___ Available data ___

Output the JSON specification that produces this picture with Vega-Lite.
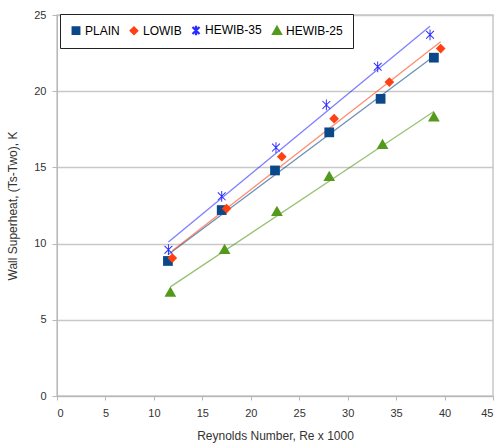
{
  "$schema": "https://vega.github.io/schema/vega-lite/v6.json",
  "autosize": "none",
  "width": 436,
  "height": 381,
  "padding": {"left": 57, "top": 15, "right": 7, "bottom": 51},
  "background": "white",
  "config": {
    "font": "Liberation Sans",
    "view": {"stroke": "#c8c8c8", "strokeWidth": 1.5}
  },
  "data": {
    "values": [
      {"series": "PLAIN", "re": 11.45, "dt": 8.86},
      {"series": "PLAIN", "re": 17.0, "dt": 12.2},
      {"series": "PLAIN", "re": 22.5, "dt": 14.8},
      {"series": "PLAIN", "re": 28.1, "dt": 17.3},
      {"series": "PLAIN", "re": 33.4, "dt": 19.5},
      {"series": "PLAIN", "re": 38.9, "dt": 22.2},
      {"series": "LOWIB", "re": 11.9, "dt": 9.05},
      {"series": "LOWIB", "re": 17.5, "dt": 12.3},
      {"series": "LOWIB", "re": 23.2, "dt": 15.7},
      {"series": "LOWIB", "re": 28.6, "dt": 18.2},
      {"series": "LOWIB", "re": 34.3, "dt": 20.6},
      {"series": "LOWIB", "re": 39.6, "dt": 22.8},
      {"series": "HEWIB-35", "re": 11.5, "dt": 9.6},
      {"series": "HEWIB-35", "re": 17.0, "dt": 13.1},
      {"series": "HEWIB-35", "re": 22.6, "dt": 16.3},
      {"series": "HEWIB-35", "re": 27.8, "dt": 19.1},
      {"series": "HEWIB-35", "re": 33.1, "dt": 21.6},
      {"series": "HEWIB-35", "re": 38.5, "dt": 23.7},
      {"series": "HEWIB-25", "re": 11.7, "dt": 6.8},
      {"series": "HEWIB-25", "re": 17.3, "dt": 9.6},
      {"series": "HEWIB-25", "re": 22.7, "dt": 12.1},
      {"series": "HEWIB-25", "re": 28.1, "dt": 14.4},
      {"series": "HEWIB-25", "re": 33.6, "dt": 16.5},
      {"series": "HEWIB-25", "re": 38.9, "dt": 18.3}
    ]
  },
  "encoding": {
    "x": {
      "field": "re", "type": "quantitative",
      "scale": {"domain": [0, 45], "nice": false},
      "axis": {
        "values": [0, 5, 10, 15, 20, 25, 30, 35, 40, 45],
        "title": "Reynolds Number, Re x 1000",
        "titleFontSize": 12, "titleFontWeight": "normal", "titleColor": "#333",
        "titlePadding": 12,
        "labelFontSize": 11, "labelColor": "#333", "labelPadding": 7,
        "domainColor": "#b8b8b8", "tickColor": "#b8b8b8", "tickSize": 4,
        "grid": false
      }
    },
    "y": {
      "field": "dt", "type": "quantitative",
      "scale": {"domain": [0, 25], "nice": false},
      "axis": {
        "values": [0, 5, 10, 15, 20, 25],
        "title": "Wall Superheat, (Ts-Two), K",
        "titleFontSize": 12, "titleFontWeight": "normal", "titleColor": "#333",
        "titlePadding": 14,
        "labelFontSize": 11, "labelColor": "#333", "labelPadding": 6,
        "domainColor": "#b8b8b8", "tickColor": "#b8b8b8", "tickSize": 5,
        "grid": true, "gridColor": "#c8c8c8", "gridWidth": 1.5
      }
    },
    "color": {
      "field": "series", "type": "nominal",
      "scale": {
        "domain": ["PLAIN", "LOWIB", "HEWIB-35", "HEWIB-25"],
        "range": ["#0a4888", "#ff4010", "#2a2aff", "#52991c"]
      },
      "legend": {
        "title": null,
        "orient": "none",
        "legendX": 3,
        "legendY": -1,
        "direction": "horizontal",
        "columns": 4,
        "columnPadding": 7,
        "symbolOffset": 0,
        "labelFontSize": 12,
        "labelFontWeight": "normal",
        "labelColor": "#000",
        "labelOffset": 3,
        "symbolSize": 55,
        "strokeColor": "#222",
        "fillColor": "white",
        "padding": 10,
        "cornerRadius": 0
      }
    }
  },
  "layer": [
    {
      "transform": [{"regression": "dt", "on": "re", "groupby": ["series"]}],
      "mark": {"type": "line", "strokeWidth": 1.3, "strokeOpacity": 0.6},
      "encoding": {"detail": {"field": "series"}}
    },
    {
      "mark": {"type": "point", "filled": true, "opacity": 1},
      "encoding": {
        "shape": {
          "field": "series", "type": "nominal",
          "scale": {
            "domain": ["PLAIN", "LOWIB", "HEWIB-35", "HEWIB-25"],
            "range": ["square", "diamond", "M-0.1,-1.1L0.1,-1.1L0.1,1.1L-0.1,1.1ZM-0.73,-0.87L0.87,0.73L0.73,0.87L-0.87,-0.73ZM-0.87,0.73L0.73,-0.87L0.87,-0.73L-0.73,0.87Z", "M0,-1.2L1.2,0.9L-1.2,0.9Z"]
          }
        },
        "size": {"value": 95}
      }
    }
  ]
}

___

▶ _Problem details_
Transcribe the full listing above exactly, with the images removed.

▶ _Answer to the task_
Output the JSON specification that produces this picture with Vega-Lite.
{
  "$schema": "https://vega.github.io/schema/vega-lite/v6.json",
  "autosize": "none",
  "width": 436,
  "height": 381,
  "padding": {"left": 57, "top": 15, "right": 7, "bottom": 51},
  "background": "white",
  "config": {
    "font": "Liberation Sans",
    "view": {"stroke": "#c8c8c8", "strokeWidth": 1.5}
  },
  "data": {
    "values": [
      {"series": "PLAIN", "re": 11.45, "dt": 8.86},
      {"series": "PLAIN", "re": 17.0, "dt": 12.2},
      {"series": "PLAIN", "re": 22.5, "dt": 14.8},
      {"series": "PLAIN", "re": 28.1, "dt": 17.3},
      {"series": "PLAIN", "re": 33.4, "dt": 19.5},
      {"series": "PLAIN", "re": 38.9, "dt": 22.2},
      {"series": "LOWIB", "re": 11.9, "dt": 9.05},
      {"series": "LOWIB", "re": 17.5, "dt": 12.3},
      {"series": "LOWIB", "re": 23.2, "dt": 15.7},
      {"series": "LOWIB", "re": 28.6, "dt": 18.2},
      {"series": "LOWIB", "re": 34.3, "dt": 20.6},
      {"series": "LOWIB", "re": 39.6, "dt": 22.8},
      {"series": "HEWIB-35", "re": 11.5, "dt": 9.6},
      {"series": "HEWIB-35", "re": 17.0, "dt": 13.1},
      {"series": "HEWIB-35", "re": 22.6, "dt": 16.3},
      {"series": "HEWIB-35", "re": 27.8, "dt": 19.1},
      {"series": "HEWIB-35", "re": 33.1, "dt": 21.6},
      {"series": "HEWIB-35", "re": 38.5, "dt": 23.7},
      {"series": "HEWIB-25", "re": 11.7, "dt": 6.8},
      {"series": "HEWIB-25", "re": 17.3, "dt": 9.6},
      {"series": "HEWIB-25", "re": 22.7, "dt": 12.1},
      {"series": "HEWIB-25", "re": 28.1, "dt": 14.4},
      {"series": "HEWIB-25", "re": 33.6, "dt": 16.5},
      {"series": "HEWIB-25", "re": 38.9, "dt": 18.3}
    ]
  },
  "encoding": {
    "x": {
      "field": "re", "type": "quantitative",
      "scale": {"domain": [0, 45], "nice": false},
      "axis": {
        "values": [0, 5, 10, 15, 20, 25, 30, 35, 40, 45],
        "title": "Reynolds Number, Re x 1000",
        "titleFontSize": 12, "titleFontWeight": "normal", "titleColor": "#333",
        "titlePadding": 12,
        "labelFontSize": 11, "labelColor": "#333", "labelPadding": 7,
        "domainColor": "#b8b8b8", "tickColor": "#b8b8b8", "tickSize": 4,
        "grid": false
      }
    },
    "y": {
      "field": "dt", "type": "quantitative",
      "scale": {"domain": [0, 25], "nice": false},
      "axis": {
        "values": [0, 5, 10, 15, 20, 25],
        "title": "Wall Superheat, (Ts-Two), K",
        "titleFontSize": 12, "titleFontWeight": "normal", "titleColor": "#333",
        "titlePadding": 14,
        "labelFontSize": 11, "labelColor": "#333", "labelPadding": 6,
        "domainColor": "#b8b8b8", "tickColor": "#b8b8b8", "tickSize": 5,
        "grid": true, "gridColor": "#c8c8c8", "gridWidth": 1.5
      }
    },
    "color": {
      "field": "series", "type": "nominal",
      "scale": {
        "domain": ["PLAIN", "LOWIB", "HEWIB-35", "HEWIB-25"],
        "range": ["#0a4888", "#ff4010", "#2a2aff", "#52991c"]
      },
      "legend": {
        "title": null,
        "orient": "none",
        "legendX": 3,
        "legendY": -1,
        "direction": "horizontal",
        "columns": 4,
        "columnPadding": 7,
        "symbolOffset": 0,
        "labelFontSize": 12,
        "labelFontWeight": "normal",
        "labelColor": "#000",
        "labelOffset": 3,
        "symbolSize": 55,
        "strokeColor": "#222",
        "fillColor": "white",
        "padding": 10,
        "cornerRadius": 0
      }
    }
  },
  "layer": [
    {
      "transform": [{"regression": "dt", "on": "re", "groupby": ["series"]}],
      "mark": {"type": "line", "strokeWidth": 1.3, "strokeOpacity": 0.6},
      "encoding": {"detail": {"field": "series"}}
    },
    {
      "mark": {"type": "point", "filled": true, "opacity": 1},
      "encoding": {
        "shape": {
          "field": "series", "type": "nominal",
          "scale": {
            "domain": ["PLAIN", "LOWIB", "HEWIB-35", "HEWIB-25"],
            "range": ["square", "diamond", "M-0.1,-1.1L0.1,-1.1L0.1,1.1L-0.1,1.1ZM-0.73,-0.87L0.87,0.73L0.73,0.87L-0.87,-0.73ZM-0.87,0.73L0.73,-0.87L0.87,-0.73L-0.73,0.87Z", "M0,-1.2L1.2,0.9L-1.2,0.9Z"]
          }
        },
        "size": {"value": 95}
      }
    }
  ]
}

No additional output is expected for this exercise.